With all this information we can reflect on the following points.
The first perception is that, given the type of publication we have on our blog, the regularity and frequency of publication is important, and of course so is the quality of the posts. Google is giving us a better position each time and the traffic is increasing.
In terms of whether it would be better to publish on Wednesday instead of Thursday, I’m not able to reach a clear conclusion. Maybe we could try, but since our posts that achieve the most traffic are those that are long-tail, I would say that, in our particular case, the day of publication is quite irrelevant.
And having said that the day of publication doesn’t seem relevant for long-tail traffic, coherently, the exact hour should be even less relevant. In fact, if we want to increase the traffic in the United States, Europe, Asia and Australia, we don’t have much to play with in terms of the time framework, don’t you think?
As I mentioned at the beginning, I also conclude that this is a topic that is not very generalizable to all websites; one should analyze in much more detail each particular case. Even if we think that changing the time of publication of a post won’t have a great impact on the traffic to the website, this might not be your case.

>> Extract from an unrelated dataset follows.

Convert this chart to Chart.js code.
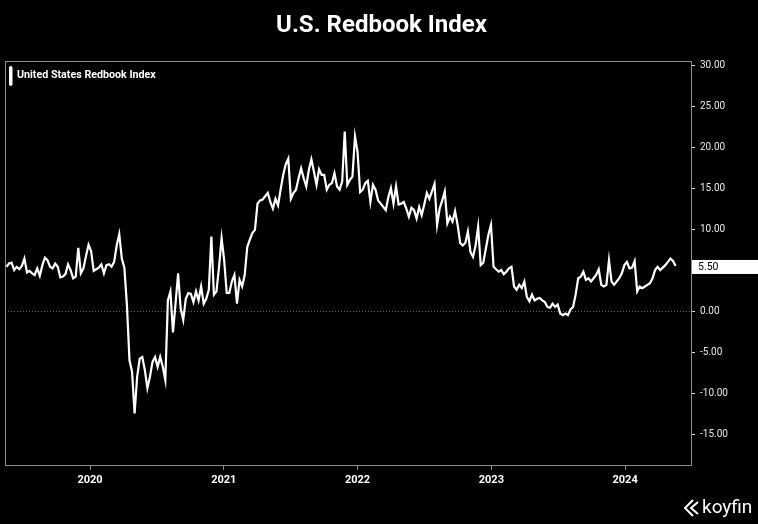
<!DOCTYPE html>
<html><head><meta charset="utf-8">
<script src="https://cdn.jsdelivr.net/npm/chart.js@4.4.1/dist/chart.umd.min.js"></script>
<style>html,body{margin:0;padding:0;background:#000;} #wrap{position:relative;width:758px;height:524px;}</style>
</head><body><div id="wrap"><canvas id="c"></canvas></div>
<script>
const chartTitle = "U.S. Redbook Index";
const seriesName = "United States Redbook Index";
const firstWeek = "2019-05-18";
const redbookValues = [
5.4, 5.8, 5.9, 5.0, 5.4, 5.1, 5.5, 6.4, 4.7, 4.9,
4.6, 4.4, 5.2, 4.3, 5.6, 6.5, 6.2, 5.4, 5.2, 5.8,
5.4, 4.1, 4.2, 4.5, 5.7, 5.0, 4.0, 4.2, 7.7, 4.6,
5.2, 6.7, 8.1, 7.3, 4.9, 5.1, 5.3, 5.7, 4.6, 5.6,
5.7, 5.4, 6.0, 8.0, 9.4, 6.4, 5.3, 0.7, -6.0, -7.4,
-12.5, -8.0,
-5.8, -5.6, -7.2, -9.4, -8.0, -6.2, -5.6, -6.8, -5.6, -6.8,
-8.4, 1.3, 2.4, -2.6, 0.9, 4.6, 0.3, -1.1, 1.5, 2.2,
2.1, 1.1, 2.4, 1.3, 3.0, 0.9, 1.5, 2.6, 9.1, 2.0,
2.4, 5.4, 8.9, 6.2, 2.2, 2.2, 3.6, 4.4, 0.9, 3.8,
3.0, 4.4, 7.8, 8.7, 9.5, 9.9, 13.1, 13.5, 13.6, 14.0,
14.4, 13.3,
12.5, 13.7, 12.9, 14.8, 16.6, 17.9, 18.6, 13.7, 14.4, 14.8,
16.2, 17.4, 16.2, 15.2, 17.2, 18.5, 17.0, 15.4, 17.3, 16.6,
16.6, 14.8, 15.4, 15.6, 16.8, 15.2, 14.8, 15.8, 21.9, 15.4,
16.0, 16.4, 21.3, 19.4, 14.5, 14.8, 15.6, 15.9, 13.3, 15.4,
14.8, 13.5, 13.1,
12.7, 12.3, 13.9, 15.0, 13.1, 15.2, 13.0, 13.1, 13.3, 12.5,
11.5, 12.6, 12.3, 11.3, 12.7, 11.7, 13.0, 14.4, 13.7, 14.6,
15.5, 10.5, 12.5, 13.5, 14.6, 10.7, 11.5, 10.9, 12.2, 10.5,
8.3, 8.0, 8.3, 9.7, 7.2, 6.6, 8.0, 10.3, 5.6, 5.9,
7.6, 9.3, 10.5, 5.4, 5.1, 4.8, 5.0, 4.5, 4.8, 5.2,
5.4, 3.0, 2.6, 3.2, 2.8, 3.6, 1.7, 1.2, 2.0, 1.3,
1.5, 1.6, 1.3, 1.1, 0.5, 0.4, 0.9, 0.5, 0.8, -0.3,
-0.5, -0.3, -0.5, 0.2, 0.5, 2.0, 4.0, 4.2, 4.8, 3.8,
4.0, 3.6, 4.0, 4.4, 5.1, 3.2, 3.0, 3.2, 6.2, 3.6,
3.2, 3.6, 4.0, 4.6, 5.6, 6.0, 5.2, 5.3, 6.1, 2.4,
3.0, 2.8, 3.0, 3.2, 3.4, 4.0, 5.0, 5.4, 5.0, 5.3,
5.6, 6.0, 6.4, 6.1, 5.5
];
const yearTicks = [2020, 2021, 2022, 2023, 2024];
const valueTicks = [-15, -10, -5, 0, 5, 10, 15, 20, 25, 30];
const lastValueLabel = "5.50";

function toDecimalYear(ms){
  const d = new Date(ms); const y = d.getUTCFullYear();
  const a = Date.UTC(y,0,1), b = Date.UTC(y+1,0,1);
  return y + (ms - a) / (b - a);
}
const startMs = Date.parse(firstWeek + "T00:00:00Z");
const weekDates = redbookValues.map((_, i) => startMs + i * 7 * 86400000);
const points = redbookValues.map((v, i) => ({x: toDecimalYear(weekDates[i]), y: v}));

Chart.defaults.font.family = "Roboto, 'Noto Sans', sans-serif";

const bgPlugin = {
  id: 'bg',
  beforeDraw(chart){
    const c = chart.ctx; c.save(); c.fillStyle = '#000';
    c.fillRect(0,0,chart.width,chart.height); c.restore();
  }
};
const framePlugin = {
  id: 'frame',
  beforeDatasetsDraw(chart){
    const a = chart.chartArea, c = chart.ctx;
    c.save(); c.strokeStyle = '#8c8c8c'; c.lineWidth = 1;
    c.strokeRect(Math.round(a.left)+0.5, Math.round(a.top)+0.5, Math.round(a.right-a.left)-1, Math.round(a.bottom-a.top)-1);
    c.restore();
  }
};
const overlayPlugin = {
  id: 'overlay',
  afterDraw(chart){
    const c = chart.ctx, a = chart.chartArea, ys = chart.scales.y;
    c.save();
    // legend marker + text
    c.fillStyle = '#fff';
    const bx = a.left + 4, by = a.top + 5, bw = 3.5, bh = 20;
    c.beginPath();
    if (c.roundRect) c.roundRect(bx, by, bw, bh, 1.75); else c.rect(bx, by, bw, bh);
    c.fill();
    c.font = "bold 10.7px Roboto, sans-serif";
    c.textBaseline = 'middle'; c.textAlign = 'left';
    c.fillText(seriesName, a.left + 12, a.top + 14.5);
    // last value badge
    const last = redbookValues[redbookValues.length - 1];
    const py = ys.getPixelForValue(last);
    c.fillStyle = '#fff';
    c.fillRect(a.right, py - 6, chart.width - a.right, 14);
    c.fillStyle = '#000';
    c.font = "10.5px Roboto, sans-serif";
    c.fillText(lastValueLabel, a.right + 6, py + 1.2);
    // koyfin logo
    c.strokeStyle = '#fff'; c.lineWidth = 2; c.lineJoin = 'miter';
    c.beginPath(); c.moveTo(693, 500); c.lineTo(685, 508); c.lineTo(693, 516); c.stroke();
    c.beginPath(); c.moveTo(698, 502); c.lineTo(691, 508); c.lineTo(698, 514); c.stroke();
    c.fillStyle = '#fff';
    c.font = "19px Roboto, sans-serif";
    c.textBaseline = 'alphabetic';
    c.fillText('koyfin', 702, 513);
    c.restore();
  }
};

new Chart(document.getElementById('c'), {
  type: 'line',
  data: {
    datasets: [{
      label: seriesName,
      data: points,
      borderColor: '#ffffff',
      backgroundColor: '#ffffff',
      borderWidth: 2.2,
      pointRadius: 0,
      tension: 0,
      fill: false
    }]
  },
  options: {
    responsive: true,
    maintainAspectRatio: false,
    animation: false,
    layout: {padding: {left: 5, right: 0, top: 0, bottom: 0}},
    plugins: {
      legend: {display: false},
      tooltip: {enabled: false},
      title: {
        display: true, text: chartTitle, color: '#ffffff',
        font: {size: 24, weight: 'bold'},
        padding: {top: 11.5, bottom: 20.7}
      }
    },
    scales: {
      x: {
        type: 'linear', position: 'bottom',
        min: 2019.3645, max: 2024.5,
        afterBuildTicks: s => { s.ticks = yearTicks.map(v => ({value: v})); },
        afterFit: s => { s.height = 58; },
        ticks: {color: '#ffffff', font: {size: 11, weight: 'bold'}, padding: 4, maxRotation: 0, autoSkip: false,
                callback: v => String(v)},
        grid: {drawOnChartArea: false, drawTicks: true, tickLength: 4, tickColor: '#8c8c8c'},
        border: {display: false}
      },
      y: {
        type: 'linear', position: 'right',
        min: -18.9, max: 30.5,
        afterBuildTicks: s => { s.ticks = valueTicks.map(v => ({value: v})); },
        afterFit: s => { s.width = 66; },
        ticks: {color: '#e8e8e8', font: {size: 10}, padding: 5, callback: v => Number(v).toFixed(2)},
        grid: {
          drawOnChartArea: true, drawTicks: true, tickLength: 3, tickColor: '#dddddd',
          color: ctx => (ctx.tick && ctx.tick.value === 0) ? '#6a6a6a' : 'rgba(0,0,0,0)'
        },
        border: {display: false, dash: [1, 2]}
      }
    }
  },
  plugins: [bgPlugin, framePlugin, overlayPlugin]
});
</script>
</body></html>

It’s not the same thing to have a website on news in which being the first one to publish is crucial, than having an informational blog on science; or having your target audience concentrated in a single time zone instead of having it globally spread.
Finally, I would like to point out that what we do believe is key is when and how we promote the posts on social networks.
I promise there will be a post in the near future on this topic.